Para Beatriz Sequeira, esta nova fase também trouxe boas experiências. “Estou a gostar do novo contexto. Há cadeiras mais difíceis que outras, mas vai-se conciliando tudo bem. Um outro aspeto de que gostei é que toda a gente do meu curso com quem falo, tem mais ou menos as mesmas ideias e perspetivas sobre as coisas. Ou seja, são pessoas que partilham muitos interesses em comum relativamente aos estudos, etc. E isso é muito bom”, comenta. “Sinto, ainda assim, algumas diferenças em relação ao secundário. Por exemplo, nas aulas teóricas estão na sala quase 100 pessoas. É mais difícil estar atenta nessas aulas, com tanta coisa a acontecer ao mesmo tempo, quando comparado com o secundário. Para além de que é necessário mais estudo autónomo”, remata.
“A dificuldade aumentou, é verdade, e noto isso pelas frequências que já tive. Nos testes, o tempo parece mais limitado relativamente a tudo o que se tem de fazer – o que acaba por ser mais desafiante. Depois, pensamos que talvez não somos os únicos a sentir estes desafios: olhamos à volta, pela sala, e toda a gente sai do teste a fazer contas à vida [risos]. Por isso as atividades extra, como a praxe, são muito importantes, para conhecermos pessoas, almoçarmos na cantina e descontrairmos um bocadinho. É diferente mas acho que a experiência está a ser boa”, complementa Afonso.
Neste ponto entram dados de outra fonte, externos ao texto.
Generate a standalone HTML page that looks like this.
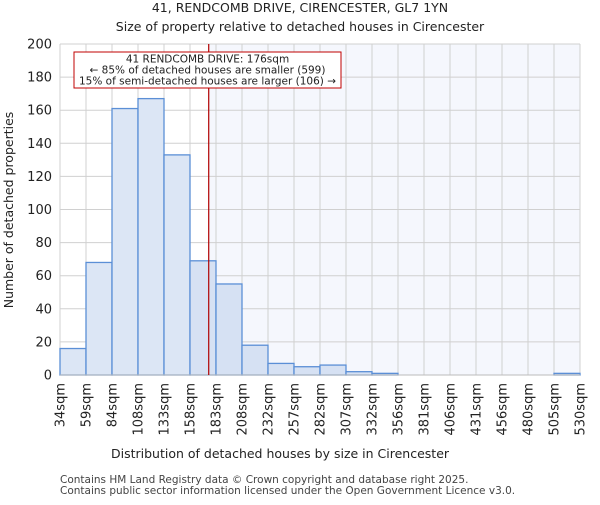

A perspetiva de Miguel também é condizente com a dos colegas: “Por enquanto, está tudo a correr bem. Estamos a ter menos aulas e mais tempo para fazer outras coisas. Mais liberdade para conviver e para estudar, o que é bom”.
Um futuro com “E” de Engenharia
Com os próximos tempos em perspetiva, os estudantes partilharam os seus planos para o futuro. “Por enquanto, estou concentrado no presente, mas não tenho dúvidas que o plano é concluir o curso e fazer mestrado. Pessoalmente, espero conseguir conciliar o estudo com outras vivências, fazendo tudo o melhor que conseguir. Talvez venha a explorar a ideia de trabalhar para uma empresa internacional a partir de Portugal”, partilha o estudante de Engenharia Informática e Computação.
Para Afonso, concluir o curso também é a prioridade, ainda que com uma outra vontade acrescida. “Gostava de fazer mestrado e mobilidade em Erasmus, para ter uma experiência fora do país. Tenho ainda interesse em juntar-me a algum grupo como a Tuna, sempre avaliando o que faz sentido no momento do percurso em que estiver”, comenta. Para Beatriz Sequeira, os próximos passos também são evidentes: “ou escolher um mestrado que gostasse de seguir, talvez fora de Portugal, ou fazer Erasmus”.
“A nível académico, gostava de concluir o curso com sucesso. Profissionalmente, conto ganhar experiência a nível de trabalho, fazendo um estágio ou integrando algum grupo como a Porto Space Team. A nível pessoal, gostava de sair da FEUP como melhor profissional e pessoa, que também é importante – e, a propósito da Tuna, conto melhorar as minhas competências a nível musical”, conclui João Saleiro.